Weird to think that we once sniggered at the things our parents didn't understand about us when we were young, and now here we are, baffled over the latest dance move that's gripped our youngsters.
But seriously, what is dabbing? Why oh why, is everybody obsessed with it? And where did dabbing come from?
Well, don't worry, we're here to offer a supportive hand and give you the down low on what dabbing is, where dabbing came from and try and shed some light on why your kids are dabbing themselves silly at every opportunity.
What is dabbing?
Whether it's a serious family photo or the school play, children everywhere are using the dab to ruin our photo albums - but what actually is this craze?
Dabbing, or 'the dab' as it is sometimes singularly referred to, is a dance move that has grown in popularity over the last year and involves moving both arms up and out to the side of your body in something that looks a little bit like a weird salute.
It can be done in either direction, first one arm reaches in front of your chest towards the opposite side of your body, and bends at the elbow, with the back of your hand ending up by your ear to make an elongated V shape. The other arm sticks outwards in the same direction, away from your body, in a straight line. Traditionally at this point, when both arms are in position, the head moves down in a bow movement with the rest of the body staying straight.
Manchester United player Jesse Lingard celebrates his goal with the dab
Where did dabbing come from?
As is often the way with these things, no one is completely sure where dabbing came from, but it is thought to be have been formed as an amusing/celebratory dance move originating from rappers in Atlanta, USA.
Similarly to the 'Nae Nae', another popular dance move of this music genre, dabbing grew in popularity as artists used it in their music videos and referenced to it in songs until it became recognised by more main stream figures.
A young American sports fan starts to dab in the crowd
What does dabbing mean?
Don't be fooled parents, dabbing may sound like an innocent dance move but there is a much more sinister original meaning behind it (although the good news is your kids probably don't even realise it).
The Sun reports that the name is linked to smoking butane hash oil and extracting 90 per cent of the THC (the primary ingredient in marijuana).

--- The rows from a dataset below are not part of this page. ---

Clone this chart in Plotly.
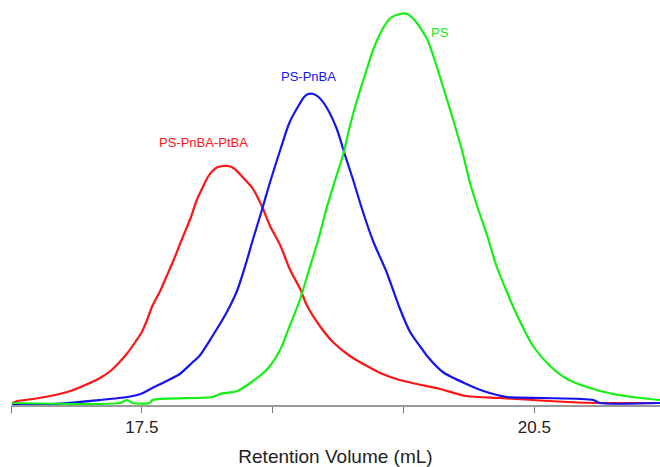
import plotly.graph_objects as go

# Retention volume (mL) and detector signal (arbitrary units)
red_x = [16.51, 16.55, 16.67, 16.80, 16.93, 17.05, 17.18, 17.26, 17.33, 17.39, 17.45, 17.50, 17.54, 17.58,
         17.64, 17.69, 17.74, 17.81, 17.87, 17.92, 17.97, 18.00, 18.04, 18.08, 18.12, 18.16, 18.20, 18.27,
         18.35, 18.42, 18.48, 18.56, 18.63, 18.71, 18.76, 18.86, 18.96, 19.09, 19.22, 19.34, 19.47, 19.60,
         19.78, 19.98, 20.24, 20.49, 20.75, 21.00, 21.46]
red_y = [1, 3, 5, 8, 12, 18, 26, 33, 42, 51, 62, 72, 84, 98,
         113, 128, 143, 166, 185, 204, 218, 226, 233, 237, 238, 238, 236, 227,
         215, 197, 178, 158, 135, 115, 99, 78, 62, 48, 38, 30, 24, 20,
         15, 8, 6, 4, 2, 1, 1]

blue_x = [16.51, 16.82, 17.18, 17.39, 17.49, 17.58, 17.69, 17.79, 17.89, 17.94, 18.04, 18.15, 18.23, 18.29,
          18.35, 18.42, 18.48, 18.56, 18.63, 18.71, 18.74, 18.77, 18.81, 18.85, 18.91, 18.99, 19.05, 19.11,
          19.19, 19.27, 19.37, 19.47, 19.55, 19.63, 19.68, 19.80, 19.98, 20.11, 20.29, 20.57, 20.95, 21.00,
          21.46]
blue_y = [0, 0, 4, 7, 10, 16, 23, 30, 42, 48, 68, 92, 114, 138,
          165, 195, 222, 255, 282, 301, 307, 310, 310, 307, 297, 275, 250, 226,
          192, 162, 132, 96, 72, 57, 48, 32, 20, 13, 7, 6, 4, 1,
          1]

green_x = [16.51, 17.33, 17.39, 17.43, 17.56, 17.58, 18.04, 18.10, 18.23, 18.35, 18.46, 18.56, 18.63, 18.71,
           18.78, 18.85, 18.91, 18.98, 19.04, 19.09, 19.14, 19.22, 19.27, 19.34, 19.40, 19.47, 19.53, 19.59,
           19.68, 19.73, 19.80, 19.88, 19.95, 20.01, 20.07, 20.14, 20.21, 20.29, 20.37, 20.49, 20.62,
           20.75, 20.90, 21.10, 21.25, 21.46]
green_y = [1, 1, 4, 1, 1, 4, 7, 10, 13, 23, 35, 55, 78, 105,
           135, 165, 195, 225, 250, 278, 302, 335, 355, 375, 386, 390, 390, 383,
           365, 347, 318, 284, 252, 220, 195, 168, 138, 112, 88, 58, 38,
           25, 17, 10, 7, 4]

tick_vals = [16.5, 17.5, 18.5, 19.5, 20.5]
tick_text = ["", "17.5", "", "", "20.5"]

labels = ["PS-PnBA-PtBA", "PS-PnBA", "PS"]
label_x = [17.97, 18.77, 19.78]
label_y = [262, 328, 372]
colors = ["#ff1414", "#1414f0", "#14f014"]

fig = go.Figure()
for xs, ys, c in [(red_x, red_y, colors[0]), (blue_x, blue_y, colors[1]), (green_x, green_y, colors[2])]:
    fig.add_trace(go.Scatter(x=xs, y=ys, mode="lines",
                             line=dict(color=c, width=2.2, shape="spline", smoothing=0.7),
                             showlegend=False))

for t, x, y, c in zip(labels, label_x, label_y, colors):
    fig.add_annotation(x=x, y=y, text=t, showarrow=False, font=dict(family="Arial, Liberation Sans", size=13, color=c))

fig.update_layout(
    width=660, height=467,
    margin=dict(l=11, r=0, t=0, b=62),
    plot_bgcolor="white", paper_bgcolor="white",
    xaxis=dict(range=[16.5, 21.46], tickvals=tick_vals, ticktext=tick_text,
               showgrid=False, zeroline=False, showline=True, linecolor="#999999", linewidth=2,
               ticks="outside", ticklen=6, tickcolor="#777777", tickwidth=1,
               tickfont=dict(family="Arial, Liberation Sans", size=17, color="#222222"),
               title=dict(text="Retention Volume (mL)", standoff=13,
                          font=dict(family="Arial, Liberation Sans", size=19, color="#222222"))),
    yaxis=dict(range=[-1, 404], visible=False, showgrid=False, zeroline=False),
)

fig.write_html("out.html")
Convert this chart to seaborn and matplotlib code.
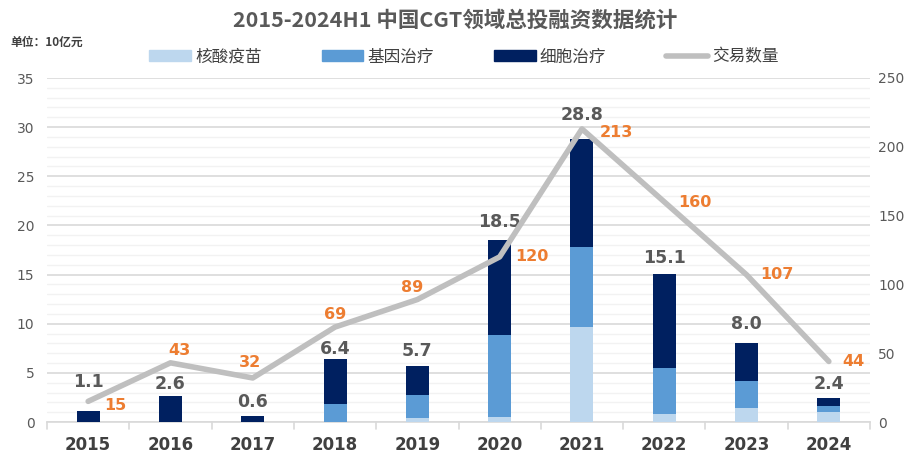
import matplotlib
matplotlib.use("Agg")
import matplotlib.pyplot as plt
import matplotlib.patches as mpatches
import matplotlib.lines as mlines
from matplotlib.ticker import MultipleLocator
import numpy as np
import pandas as pd
import seaborn as sns

sns.set_theme(style="white")
plt.rcParams['font.family'] = ['Noto Sans CJK SC', 'DejaVu Sans']

# data (unit: 10亿元)
years = ['2015', '2016', '2017', '2018', '2019', '2020', '2021', '2022', '2023', '2024']
vaccine = [0.0, 0.0, 0.0, 0.0, 0.4, 0.5, 9.7, 0.8, 1.4, 1.0]     # 核酸疫苗
gene = [0.0, 0.0, 0.0, 1.8, 2.3, 8.4, 8.1, 4.7, 2.8, 0.6]        # 基因治疗
cell = [1.1, 2.6, 0.6, 4.6, 3.0, 9.6, 11.0, 9.6, 3.8, 0.8]       # 细胞治疗
totals = [1.1, 2.6, 0.6, 6.4, 5.7, 18.5, 28.8, 15.1, 8.0, 2.4]
deals = [15, 43, 32, 69, 89, 120, 213, 160, 107, 44]              # 交易数量

# label offsets in pixels (dx, dy)
total_dy = [29, 12, 14, 10, 15, 18, 24, 16, 19, 14]
deal_off = [(27, -4), (9, 12), (-3, 15), (0, 13), (-5, 12),
            (32, 0), (34, -4), (31, -1), (30, 0), (25, 0)]

c_vac, c_gene, c_cell, c_line = '#BDD7EE', '#5B9BD5', '#002060', '#BFBFBF'
grey_txt = '#595959'
orange = '#ED7D31'

df = pd.DataFrame({'year': years, 'vaccine': vaccine, 'gene': gene, 'cell': cell, 'deals': deals})
df['vg'] = df['vaccine'] + df['gene']
df['all'] = df['vg'] + df['cell']

fig = plt.figure(figsize=(9.1, 4.54), dpi=100)
ax = fig.add_axes([47 / 910, 1 - 422 / 454, (870 - 47) / 910, (422 - 78) / 454])

# stacked bars drawn back to front
for col, c in [('all', c_cell), ('vg', c_gene), ('vaccine', c_vac)]:
    sns.barplot(data=df, x='year', y=col, color=c, width=0.28, saturation=1,
                ax=ax, zorder=3, linewidth=0)

ax.set_xlim(-0.5, 9.5)
ax.set_ylim(0, 35)
ax.yaxis.set_major_locator(MultipleLocator(5))
ax.yaxis.set_minor_locator(MultipleLocator(1))
ax.grid(axis='y', which='major', color='#D9D9D9', linewidth=1.2, zorder=0)
ax.grid(axis='y', which='minor', color='#F2F2F2', linewidth=1.0, zorder=0)
ax.set_axisbelow(True)
for s in ['top', 'left', 'right']:
    ax.spines[s].set_visible(False)
ax.spines['bottom'].set_color('#D9D9D9')
ax.spines['bottom'].set_linewidth(1.2)
ax.set_xlabel('')
ax.set_ylabel('')
ax.tick_params(axis='y', which='both', length=0, labelsize=10, labelcolor=grey_txt, pad=9)
ax.tick_params(axis='x', length=0, labelsize=12, labelcolor='#404040', pad=10)
for t in ax.get_xticklabels():
    t.set_fontweight('bold')
    t.set_family('DejaVu Sans')
for t in ax.get_yticklabels():
    t.set_family('DejaVu Sans')
# category separators below the axis
for b in np.arange(-0.5, 10, 1.0):
    ax.plot([b, b], [0, -0.7], color='#D9D9D9', linewidth=1.2, clip_on=False, zorder=4)

# total labels
for i, v in enumerate(totals):
    ax.annotate(f'{v:.1f}', (i, v), xytext=(0, total_dy[i]), textcoords='offset pixels',
                ha='center', va='center', fontsize=12.5, fontweight='bold',
                color=grey_txt, family='DejaVu Sans', zorder=6)

# deals line on secondary axis
ax2 = ax.twinx()
sns.lineplot(x=np.arange(len(years)), y=df['deals'], ax=ax2, color=c_line,
             linewidth=4, zorder=5, solid_capstyle='round')
ax2.set_ylim(0, 250)
ax2.yaxis.set_major_locator(MultipleLocator(50))
ax2.set_ylabel('')
for s in ['top', 'left', 'right', 'bottom']:
    ax2.spines[s].set_visible(False)
ax2.tick_params(axis='y', length=0, labelsize=10, labelcolor=grey_txt, pad=6)
for t in ax2.get_yticklabels():
    t.set_family('DejaVu Sans')
for i, v in enumerate(deals):
    dx, dy = deal_off[i]
    ax2.annotate(str(v), (i, v), xytext=(dx, dy), textcoords='offset pixels',
                 ha='center', va='center', fontsize=11.5, fontweight='bold',
                 color=orange, family='DejaVu Sans', zorder=6)

# title, unit, legend
fig.text(0.5, 1 - 20 / 454, '2015-2024H1 中国CGT领域总投融资数据统计', ha='center', va='center',
         fontsize=15.5, fontweight='bold', color=grey_txt)
fig.text(10 / 910, 1 - 42 / 454, '单位：10亿元', ha='left', va='center',
         fontsize=8.5, fontweight='bold', color='#404040')

handles = [mpatches.Patch(color=c_vac, label='核酸疫苗'),
           mpatches.Patch(color=c_gene, label='基因治疗'),
           mpatches.Patch(color=c_cell, label='细胞治疗'),
           mlines.Line2D([], [], color=c_line, linewidth=4, label='交易数量')]
leg = fig.legend(handles=handles, loc='center', bbox_to_anchor=(0.51, 1 - 57 / 454), ncol=4,
                 frameon=False, fontsize=12, handlelength=2.5, handleheight=0.6,
                 columnspacing=3.6, handletextpad=0.25)
for t in leg.get_texts():
    t.set_color('#404040')

fig.savefig('out.png', dpi=100)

It has been said that the dance move is supposed to represent sneezing, something that often happens to people when they've taken a lot of cannabis.
Prince Harry can be seen delighting school children with his execution of the move
Famous people dabbing
Despite the trend seeming rather puzzling it has been taken on light-heartedly by a number of famous faces, becoming a symbol of humour or celebration, so don't worry - your little ones aren't the only ones doing it!
Here's a round up of some of our favourite dabbing moments from the royals to TV stars.
Ellen Degeneres and Hilary Clinton Last year Ellen Degeneres invited politician Hilary Clinton onto her talk show where they enjoyed the odd dab together.
Prince Harry Prince Harry delighted young people when he dropped the dab after giving out hi-fives.
Labour MP Tom Watson The dab even made it inside the House of Commons when Labour's Deputy Leader Tom Watson appeared to dab during Prime Minister's Questions.
Tom Hanks Even acting legend Tom Hanks seems to enjoy a dab with his son from time to time.